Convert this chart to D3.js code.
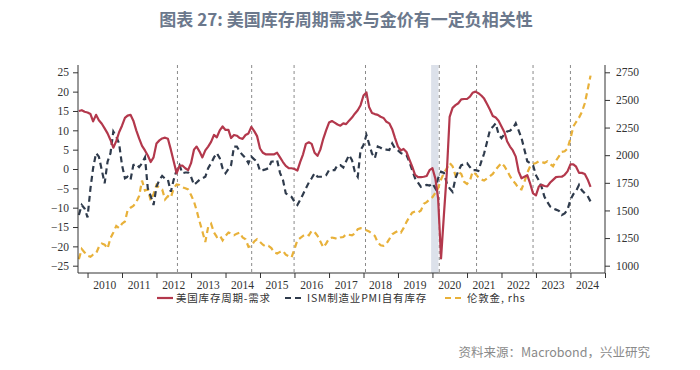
<!DOCTYPE html>
<html>
<head>
<meta charset="utf-8">
<script src="https://cdn.jsdelivr.net/npm/d3@7"></script>
<style>
  body { margin: 0; background: #fff; }
  svg { display: block; }
</style>
</head>
<body>
<script>
// monthly series, Oct 2009 .. Aug 2024
const startMonth = new Date(2009, 9, 1);
const endMonth = new Date(2024, 8, 1);

// 美国库存周期-需求 (lhs)
const demandValues = [
  15.0, 15.2, 14.8, 14.6, 14.2, 12.3, 14.0, 12.6, 11.7, 10.5,
  9.2, 7.5, 5.5, 7.2, 9.5, 11.2, 13.2, 13.8, 14.0, 12.5,
  10.0, 7.9, 6.0, 4.8, 3.5, 1.8, 3.0, 6.6, 7.4, 7.9,
  8.1, 7.8, 5.0, 2.0, -1.1, 0.8, 0.9, 0.2, -0.3, 1.5,
  5.0, 5.8, 4.5, 3.0, 4.8, 5.8, 7.0, 8.8, 8.2, 10.0,
  11.0, 10.1, 10.1, 8.0, 8.8, 8.6, 8.0, 7.8, 8.8, 9.2,
  10.9, 9.8, 8.5, 5.3, 4.2, 3.8, 3.8, 3.8, 3.8, 4.2,
  3.0, 1.8, 0.8, 0.2, 0.2, 0.0, -0.4, 1.8, 3.8, 6.5,
  6.9, 6.5, 4.2, 3.4, 5.0, 7.8, 10.0, 12.0, 12.4, 12.0,
  11.5, 11.2, 11.8, 11.6, 12.5, 13.3, 14.3, 15.2, 16.5, 19.0,
  19.8, 16.0, 14.5, 14.2, 14.0, 13.5, 13.2, 12.2, 11.8, 10.3,
  8.0, 5.8, 4.8, 5.2, 4.4, 2.5, 0.6, -1.5, -2.1, -2.1,
  -2.0, -1.8, -0.3, 0.2, -2.5, -7.6, -23.1, -12.0, -1.0, 13.5,
  15.8, 16.5, 17.0, 18.0, 18.1, 18.1, 18.7, 19.7, 20.0, 19.6,
  19.0, 18.2, 16.8, 15.3, 13.7, 13.3, 12.5, 11.0, 9.5, 7.2,
  5.8, 4.8, 3.2, -0.6, -2.4, -2.0, -1.6, -3.8, -6.3, -6.8,
  -4.5, -4.1, -4.4, -4.5, -3.5, -2.8, -2.1, -2.0, -2.0, -1.5,
  -0.6, 1.2, 1.2, 0.6, -1.0, -1.0, -1.3, -2.7, -4.6
];

// ISM制造业PMI自有库存 (lhs)
const ismValues = [
  -11.9, -9.3, -10.2, -12.5, -5.0, 0.2, 4.1, 3.2, -0.3, -3.7,
  1.9, 4.1, 9.7, 8.4, 6.6, 1.0, -2.4, -2.0, -2.8, 1.0,
  1.3, 0.5, 1.5, 3.0, -5.0, -7.0, -9.3, -4.6, -2.8, -1.8,
  -2.5, -2.8, -5.9, -2.8, -0.3, 1.0, -1.1, -0.9, -0.9, -2.0,
  -4.1, -3.5, -2.8, -2.4, -2.0, 0.2, 1.5, 3.0, 4.1, 2.8,
  0.2, -1.1, 0.0, 1.0, 5.8, 5.8, 4.5, 3.6, 2.8, 1.5,
  3.2, 2.5, 1.9, -0.5, -0.3, -0.1, 0.2, 1.9, 2.0, 2.3,
  -1.0, -2.8, -6.3, -6.8, -7.2, -8.5, -9.3, -8.0, -6.5, -5.0,
  -3.5, -2.4, -1.1, -2.0, -2.0, -2.0, -1.6, -0.3, -0.3, -0.3,
  1.0, 1.0, 0.4, 2.0, 3.6, 2.3, -0.7, -2.0, 4.9, 6.2,
  8.8, 6.5, 4.0, 2.8, 5.8, 5.5, 5.0, 5.0, 4.9, 6.6,
  5.3, 4.8, 4.1, 3.8, 3.6, 1.9, -0.3, -2.4, -3.5, -4.6,
  -4.3, -4.1, -4.3, -3.7, -5.0, -2.4, -0.7, -1.0, -3.7, -5.0,
  -5.9, -2.4, -0.5, 1.0, 1.2, 1.5, 0.5, -0.3, -0.3, -0.5,
  1.9, 4.0, 7.0, 10.1, 10.9, 11.8, 9.0, 8.0, 9.0, 9.7,
  9.9, 10.5, 11.8, 10.0, 8.0, 5.0, 2.0, 1.5, 1.0, -1.6,
  -3.0, -4.6, -7.2, -8.5, -9.7, -10.2, -10.5, -10.8, -11.9, -11.5,
  -10.5, -8.0, -6.5, -5.7, -4.1, -5.5, -6.3, -7.0, -8.4
];

// 伦敦金 (rhs)
const goldValues = [
  1060, 1150, 1120, 1090, 1080, 1100, 1110, 1170, 1200, 1190,
  1155, 1250, 1300, 1360, 1340, 1380, 1400, 1500, 1525, 1540,
  1575, 1630, 1770, 1680, 1690, 1590, 1650, 1730, 1700, 1690,
  1600, 1630, 1615, 1700, 1735, 1730, 1710, 1700, 1690, 1640,
  1580, 1500, 1400, 1310, 1215, 1350, 1380, 1300, 1260, 1275,
  1230, 1270, 1300, 1290, 1275, 1290, 1300, 1255, 1240, 1170,
  1180, 1220, 1240, 1215, 1190, 1175, 1180, 1160, 1120, 1110,
  1125, 1135, 1100, 1085, 1075, 1150, 1230, 1250, 1270, 1285,
  1275, 1315, 1305, 1270, 1220, 1165, 1200, 1245, 1255, 1250,
  1240, 1255, 1260, 1285, 1280, 1275, 1290, 1330, 1340, 1330,
  1320, 1310, 1290, 1270, 1210, 1185, 1180, 1200, 1240, 1285,
  1300, 1315, 1300, 1340, 1395, 1440, 1480, 1490, 1480, 1500,
  1560, 1575, 1600, 1620, 1660, 1700, 1780, 1840, 1880, 1930,
  1900, 1815, 1850, 1830, 1760, 1740, 1770, 1850, 1830, 1800,
  1780, 1770, 1790, 1810, 1830, 1870, 1900, 1930, 1900, 1860,
  1810, 1770, 1740, 1700, 1690, 1760, 1840, 1900, 1920, 1930,
  1945, 1940, 1930, 1945, 1920, 1900, 1950, 1990, 2030, 2035,
  2060, 2150, 2260, 2300, 2340, 2390, 2470, 2590, 2720
];

const yearLabels = ["2010", "2011", "2012", "2013", "2014", "2015", "2016", "2017",
  "2018", "2019", "2020", "2021", "2022", "2023", "2024"];
const leftTicks = [25, 20, 15, 10, 5, 0, -5, -10, -15, -20, -25];
const rightTicks = [2750, 2500, 2250, 2000, 1750, 1500, 1250, 1000];
const eventDates = ["2012-08-10", "2014-10-05", "2015-12-28", "2018-01-22",
  "2020-03-13", "2021-04-12", "2022-12-01", "2024-01-01"];
const recession = ["2019-12-18", "2020-03-04"];

const w = 700;
const h = 370;
const plotTop = 65;
const plotBottom = 273;
const plotLeft = 78;
const plotRight = 605;

const svg = d3.select("body").append("svg").attr("width", w).attr("height", h);

const months = d3.timeMonth.range(startMonth, d3.timeMonth.offset(endMonth, 1));
const parse = d3.timeParse("%Y-%m-%d");

const x = d3.scaleTime()
  .domain([new Date(2009, 8, 22), new Date(2025, 0, 1)])
  .range([plotLeft, plotRight]);
const yL = d3.scaleLinear().domain([-25, 25]).range([265.7, 72.3]);
const yR = d3.scaleLinear().domain([1000, 2750]).range([265.7, 72.3]);

// title
svg.append("text")
  .attr("x", 346)
  .attr("y", 26)
  .attr("text-anchor", "middle")
  .style("font-family", "'Noto Sans CJK SC', sans-serif")
  .style("font-size", "17px")
  .style("font-weight", "bold")
  .style("fill", "#6b788c")
  .text("图表 27: 美国库存周期需求与金价有一定负相关性");

// recession shade
svg.append("rect")
  .attr("x", x(parse(recession[0])))
  .attr("y", plotTop)
  .attr("width", x(parse(recession[1])) - x(parse(recession[0])))
  .attr("height", plotBottom - plotTop)
  .style("fill", "#dce1ea");

// event lines
svg.selectAll("line.event")
  .data(eventDates)
  .enter()
  .append("line")
  .attr("class", "event")
  .attr("x1", d => x(parse(d)))
  .attr("x2", d => x(parse(d)))
  .attr("y1", plotTop)
  .attr("y2", plotBottom)
  .style("stroke", "#8a8a8a")
  .style("stroke-width", 1)
  .style("stroke-dasharray", "3,3");

// series
const lineL = d3.line().x((d, i) => x(months[i])).y(d => yL(d));
const lineR = d3.line().x((d, i) => x(months[i])).y(d => yR(d));

svg.append("path")
  .attr("d", lineR(goldValues))
  .style("fill", "none")
  .style("stroke", "#e8b13a")
  .style("stroke-width", 2.2)
  .style("stroke-dasharray", "6,4");

svg.append("path")
  .attr("d", lineL(ismValues))
  .style("fill", "none")
  .style("stroke", "#2f3b4c")
  .style("stroke-width", 2.2)
  .style("stroke-dasharray", "6,4");

svg.append("path")
  .attr("d", lineL(demandValues))
  .style("fill", "none")
  .style("stroke", "#b3384c")
  .style("stroke-width", 2.2)
  .style("stroke-linejoin", "round");

// axes
const tickFont = function (g) {
  g.selectAll("text")
    .style("font-family", "'Liberation Serif', serif")
    .style("font-size", "11.5px")
    .style("fill", "#333");
  g.selectAll("line").style("stroke", "#333");
  g.select(".domain").remove();
};

svg.append("g")
  .attr("transform", `translate(${plotLeft},0)`)
  .call(d3.axisLeft(yL).tickValues(leftTicks).tickSize(5).tickPadding(4).tickFormat(d3.format("d")))
  .call(tickFont);

svg.append("g")
  .attr("transform", `translate(${plotRight},0)`)
  .call(d3.axisRight(yR).tickValues(rightTicks).tickSize(5).tickPadding(6).tickFormat(d3.format("d")))
  .call(tickFont);

const yearStarts = d3.range(2010, 2026).map(y => new Date(y, 0, 1));
svg.append("g")
  .attr("transform", `translate(0,${plotBottom})`)
  .call(d3.axisBottom(x).tickValues(yearStarts).tickSize(5).tickFormat(""))
  .call(tickFont);

svg.selectAll("text.year")
  .data(yearLabels)
  .enter()
  .append("text")
  .attr("class", "year")
  .attr("x", d => x(new Date(+d, 6, 1)))
  .attr("y", 289)
  .attr("text-anchor", "middle")
  .style("font-family", "'Liberation Serif', serif")
  .style("font-size", "11.5px")
  .style("fill", "#333")
  .text(d => d);

// axis lines
svg.append("line").attr("x1", plotLeft).attr("x2", plotLeft).attr("y1", plotTop).attr("y2", plotBottom)
  .style("stroke", "#333");
svg.append("line").attr("x1", plotRight).attr("x2", plotRight).attr("y1", plotTop).attr("y2", plotBottom)
  .style("stroke", "#333");
svg.append("line").attr("x1", plotLeft).attr("x2", plotRight).attr("y1", plotBottom).attr("y2", plotBottom)
  .style("stroke", "#333");

// legend
const legendItems = [
  { label: "美国库存周期-需求", color: "#b3384c", dash: null, x0: 157, x1: 173 },
  { label: "ISM制造业PMI自有库存", color: "#2f3b4c", dash: "6,4", x0: 285, x1: 304 },
  { label: "伦敦金, rhs", color: "#e8b13a", dash: "6,4", x0: 445, x1: 464 }
];
legendItems.forEach(function (d) {
  svg.append("line")
    .attr("x1", d.x0).attr("x2", d.x1)
    .attr("y1", 298).attr("y2", 298)
    .style("stroke", d.color)
    .style("stroke-width", 2.2)
    .style("stroke-dasharray", d.dash);
  svg.append("text")
    .attr("x", d.x1 + 3)
    .attr("y", 302)
    .style("font-family", "'Noto Sans CJK SC', sans-serif")
    .style("font-size", "10.5px")
    .style("letter-spacing", "0.8px")
    .style("fill", "#333")
    .text(d.label);
});

// source
svg.append("text")
  .attr("x", 650)
  .attr("y", 357)
  .attr("text-anchor", "end")
  .style("font-family", "'Noto Sans CJK SC', sans-serif")
  .style("font-size", "12.5px")
  .style("fill", "#8a8a8a")
  .text("资料来源：Macrobond，兴业研究");
</script>
</body>
</html>
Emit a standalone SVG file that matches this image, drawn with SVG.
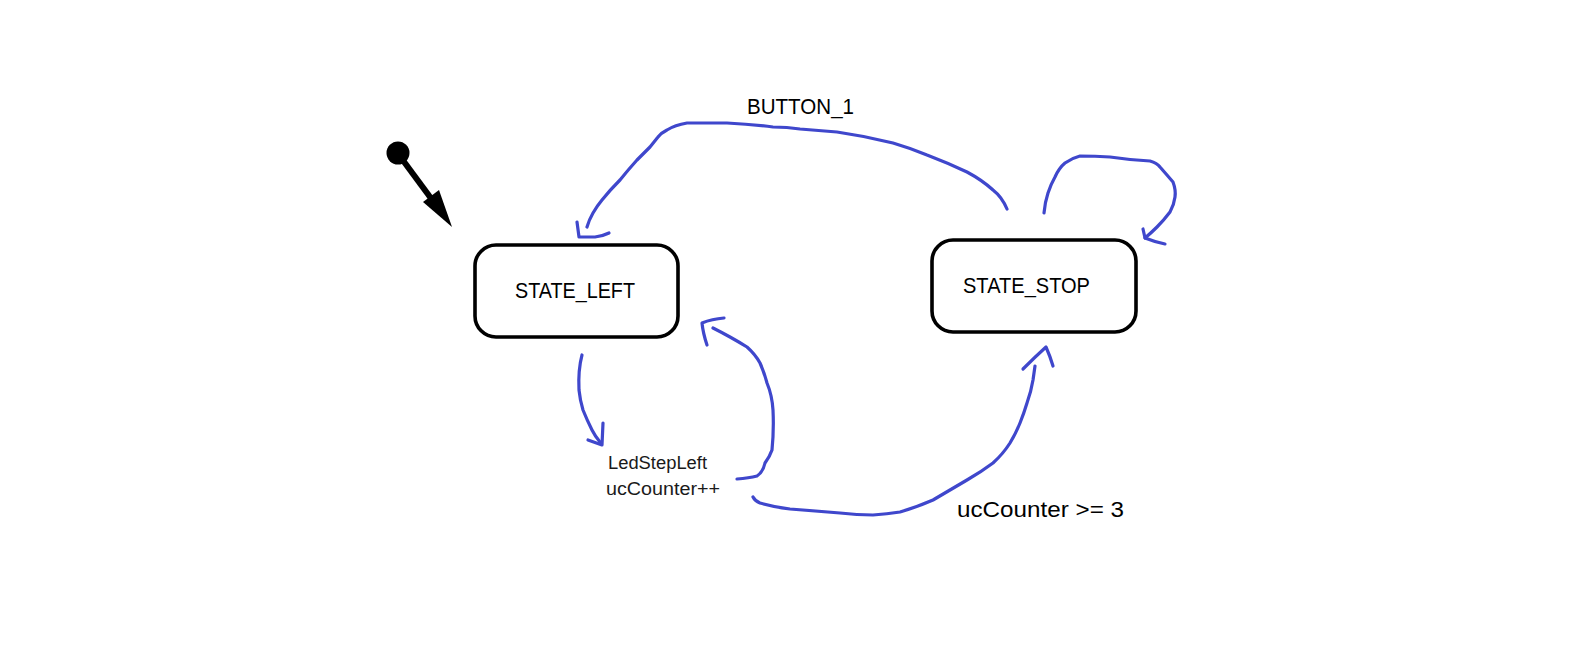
<svg xmlns="http://www.w3.org/2000/svg" width="1596" height="672" viewBox="0 0 1596 672">
  <style>
    .state { fill: #ffffff; stroke: #000000; stroke-width: 3.6; }
    .lbl { font-family: "Liberation Sans", Arial, sans-serif; font-size: 22px; fill: #000000; }
    .small { font-family: "Liberation Sans", Arial, sans-serif; font-size: 18px; fill: #1a1a1a; }
    .ink { fill: none; stroke: #3f47cc; stroke-width: 3.2; stroke-linecap: round; stroke-linejoin: round; }
  </style>
  <rect width="1596" height="672" fill="#ffffff"/>

  <g id="initial">
    <circle cx="398" cy="153" r="11.5" fill="#000000"/>
    <line x1="399" y1="155" x2="433" y2="201" stroke="#000000" stroke-width="6"/>
    <polygon points="423,202 439,190 452,227" fill="#000000"/>
  </g>

  <g id="state_left">
    <rect class="state" x="475" y="245" width="203" height="92" rx="21"/>
    <text class="lbl" x="515" y="298" textLength="120" lengthAdjust="spacingAndGlyphs">STATE_LEFT</text>
  </g>

  <g id="state_stop">
    <rect class="state" x="932" y="240" width="204" height="92" rx="21"/>
    <text class="lbl" x="963" y="293" textLength="127" lengthAdjust="spacingAndGlyphs">STATE_STOP</text>
  </g>

  <g id="connectors">
    <!-- BUTTON_1: STATE_STOP -> STATE_LEFT -->
    <path class="ink" d="M1007,209 Q1002,197 993,190 Q982,180 967,172 Q948,163 927,155 Q910,148 893,143 Q865,136 837,132 L800,129 Q787,127 773,127 Q750,124 727,123 L687,123 Q675,125 667,130 Q661,133 658,137 Q654,142 650,147 L637,160 Q628,170 620,180 Q610,190 602,200 Q597,206 593,213 Q589,220 587,227"/>
    <path class="ink" d="M577,222 L579,237 L595,237 Q603,236 609,233"/>

    <!-- self loop on STATE_STOP -->
    <path class="ink" d="M1044,213 Q1045,202 1048,193 Q1051,184 1055,177 Q1059,168 1065,163 Q1072,158 1080,156 Q1095,156 1110,157 Q1130,160 1150,161 Q1157,163 1160,167 Q1167,175 1173,182 Q1176,190 1175,197 Q1174,205 1170,212 Q1164,220 1157,227 Q1151,233 1145,238"/>
    <path class="ink" d="M1143,229 L1145,238 Q1155,242 1165,244"/>

    <!-- STATE_LEFT down to action -->
    <path class="ink" d="M582,355 Q578,370 579,390 Q580,400 583,410 Q587,420 592,430 Q595,436 600,442"/>
    <path class="ink" d="M603,423 L602,445 L588,440"/>

    <!-- action back to STATE_LEFT -->
    <path class="ink" d="M737,479 Q749,478 757,476 Q763,472 765,463 Q770,456 772,450 Q774,430 773,410 Q772,395 767,383 Q764,372 760,363 Q755,354 747,347 Q739,342 730,337 Q721,332 713,328"/>
    <path class="ink" d="M707,345 Q703,333 702,323 Q712,319 724,318"/>

    <!-- ucCounter >= 3: action -> STATE_STOP -->
    <path class="ink" d="M753,497 Q755,501 760,503 Q774,507 790,509 Q815,511 840,513 Q857,515 873,515 Q887,514 900,512 Q917,507 933,500 Q950,490 967,480 Q981,472 993,463 Q1003,454 1010,443 Q1016,433 1020,423 Q1024,413 1027,403 Q1031,392 1033,380 Q1034,373 1035,366"/>
    <path class="ink" d="M1023,369 Q1035,357 1046,347 Q1050,356 1053,366"/>
  </g>

  <g id="labels">
    <text class="lbl" x="747" y="114" textLength="107" lengthAdjust="spacingAndGlyphs">BUTTON_1</text>
    <text class="small" x="608" y="469" textLength="99" lengthAdjust="spacingAndGlyphs">LedStepLeft</text>
    <text class="small" x="606" y="495" textLength="114" lengthAdjust="spacingAndGlyphs">ucCounter++</text>
    <text class="lbl" x="957" y="517" textLength="167" lengthAdjust="spacingAndGlyphs">ucCounter &gt;= 3</text>
  </g>
</svg>
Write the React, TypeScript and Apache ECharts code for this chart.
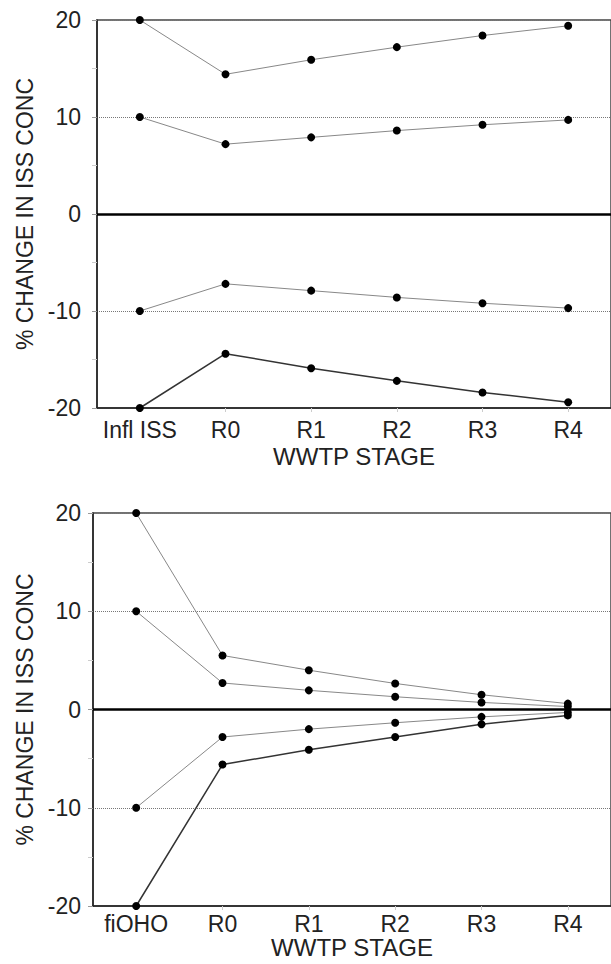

▸ WHAT IS ASKED: From the entries above, pull out each line that includes "code".

▸ RESPONSE TO THE EXERCISE:
Convert this chart to D3.js code.
Write the React, TypeScript and Apache ECharts code for this chart.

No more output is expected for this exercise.